Ito’s technique renders his objects primitively, and the text backdrops become somewhat repetitive; his pairing of modern items like computer battery packs and decades-old documents can be jarring. (The conceit works best when it captures the more haphazard patterns of timeless items such as spices and incense sticks.)
Despite this, Ito’s project adroitly ties together some of our moment’s most urgent themes. As nuclear worries about North Korea escalate, the works’ X-ray appearance suggests radiation akin to that survived by the artist’s grandfather in the Hiroshima bombing. Meanwhile, at a time when immigration and deportation are at the top of the national agenda, Ito reminds viewers about the oft-forgotten Japanese internment—and provokes difficult thoughts by viewers about what they would take with them if they ever had to leave their homes suddenly.
Altogether, “Only What We Can Carry” delivers a grim vision for an anxious era. If you look closely, though, it’s possible to pluck a few bits of optimism from the project. Notably, Ito has chosen to include among his go-bag possessions a pen, notebooks, paintbrushes, and a palette and knife. Art, in other words, can aid survival, and maybe even salvation.

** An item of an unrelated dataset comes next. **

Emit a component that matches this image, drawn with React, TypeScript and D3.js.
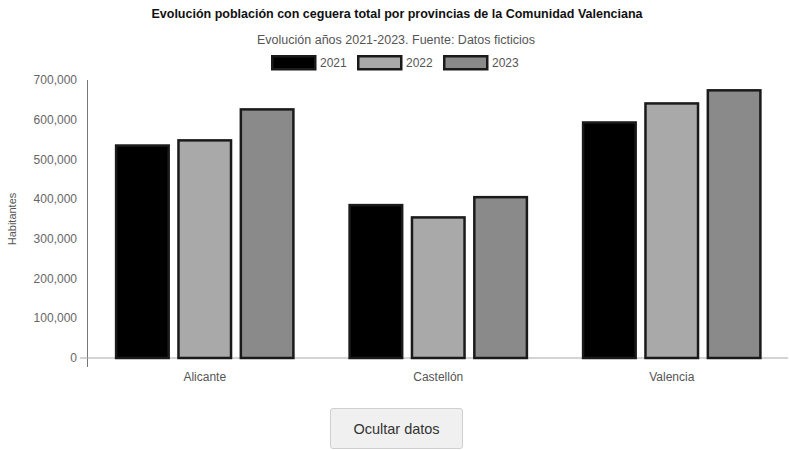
import React, { useState } from "react";
import * as d3 from "d3";

const provinces = ["Alicante", "Castellón", "Valencia"];
const years = ["2021", "2022", "2023"];
const values2021 = [535000, 385000, 593000];
const values2022 = [548000, 354000, 641000];
const values2023 = [626000, 405000, 674000];
const yTicks = [0, 100000, 200000, 300000, 400000, 500000, 600000, 700000];
const yearFills = ["#000000", "#a9a9a9", "#8a8a8a"];

const W = 789;
const H = 450;
const FONT = "'Liberation Sans', Arial, Helvetica, sans-serif";

export default function App() {
  const [visible, setVisible] = useState(true);
  const series = [values2021, values2022, values2023];

  const x0 = d3
    .scaleBand<string>()
    .domain(provinces)
    .range([88, 788.5])
    .paddingInner(0.23)
    .paddingOuter(0.115);
  const x1 = d3
    .scaleBand<string>()
    .domain(years)
    .range([0, x0.bandwidth()])
    .paddingInner(0.117)
    .paddingOuter(0);
  const y = d3.scaleLinear().domain([0, 700000]).range([358, 80]);
  const fmt = d3.format(",");
  const sw = 2.5;

  const legendX = d3.scaleBand<string>().domain(years).range([271, 529]);

  return (
    <div style={{ position: "fixed", left: 0, top: 0, width: W, height: H, background: "#fff" }}>
      <svg width={W} height={H} style={{ position: "absolute", left: 0, top: 0 }} fontFamily={FONT}>
        <text x={397} y={18} textAnchor="middle" fontSize={12.5} fontWeight="bold" fill="#111">
          Evolución población con ceguera total por provincias de la Comunidad Valenciana
        </text>
        <text x={396} y={44} textAnchor="middle" fontSize={12.5} fill="#555">
          Evolución años 2021-2023. Fuente: Datos ficticios
        </text>

        {years.map((yr, i) => (
          <g key={yr} transform={`translate(${legendX(yr)},0)`}>
            <rect x={1.25} y={56.25} width={43} height={13} fill={yearFills[i]} stroke="#1a1a1a" strokeWidth={sw} />
            <text x={49} y={67} fontSize={12} fill="#555">
              {yr}
            </text>
          </g>
        ))}

        {/* y axis */}
        <line x1={87.5} x2={87.5} y1={80} y2={367} stroke="#777" strokeWidth={1} />
        <line x1={80} x2={788} y1={358} y2={358} stroke="#aaa" strokeWidth={1.2} />
        {yTicks.map((t) => (
          <text key={t} x={77} y={y(t)} dy="0.35em" textAnchor="end" fontSize={12} fill="#666">
            {fmt(t)}
          </text>
        ))}
        <text
          transform={`translate(16,${(y(0) + y(700000)) / 2}) rotate(-90)`}
          textAnchor="middle"
          fontSize={11}
          fill="#555"
        >
          Habitantes
        </text>

        {/* bars */}
        {visible &&
          provinces.map((p, pi) => (
            <g key={p} transform={`translate(${x0(p)},0)`}>
              {years.map((yr, yi) => {
                const v = series[yi][pi];
                return (
                  <rect
                    key={yr}
                    x={(x1(yr) as number) + sw / 2}
                    y={y(v)}
                    width={x1.bandwidth() - sw}
                    height={y(0) - y(v)}
                    fill={yearFills[yi]}
                    stroke="#1a1a1a"
                    strokeWidth={sw}
                  />
                );
              })}
            </g>
          ))}

        {provinces.map((p) => (
          <text
            key={p}
            x={(x0(p) as number) + x0.bandwidth() / 2}
            y={381}
            textAnchor="middle"
            fontSize={12}
            fill="#555"
          >
            {p}
          </text>
        ))}
      </svg>
      <button
        onClick={() => setVisible(!visible)}
        style={{
          position: "absolute",
          left: 330,
          top: 408,
          width: 133,
          height: 41,
          background: "#f0f0f0",
          border: "1px solid #cfcfcf",
          borderRadius: 3,
          fontFamily: FONT,
          fontSize: 14.5,
          color: "#333",
        }}
      >
        Ocultar datos
      </button>
    </div>
  );
}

The other two exhibits are a bit less sharp-edged, but brainy nonetheless.
Monroe Isenberg, who teaches at the University of Maryland, offers “Lighthouse,” a darkened, room-sized environment dominated by a central, upturned pyramid and surrounded on all four sides by a projected horizon that looks like an intermittent aurora borealis. The work is a puzzle, albeit a calming one; at first, I thought I made the projected light shimmer when I exhaled, but I was mistaken.
The final exhibit, by recent University of Maryland graduate Grant McFarland, is a rough-hewn love letter to the rural areas along the New York-Vermont border. McFarland creates sculptural works from reclaimed materials from the region—a meta-commentary on the area’s decline into disuse and abandonment.
One work is made from stones, wire and metal, while another uses a metal balance beam, stacked firewood and an embedded axe. McFarland’s finest piece, however, is the tryptich of wood frames he’s enhanced with a projected rustic forest scene and a portion of wire mesh that has curled into an intriguing, diaphanous form—a reinvention of a curtained window, adjoining two that are boarded up.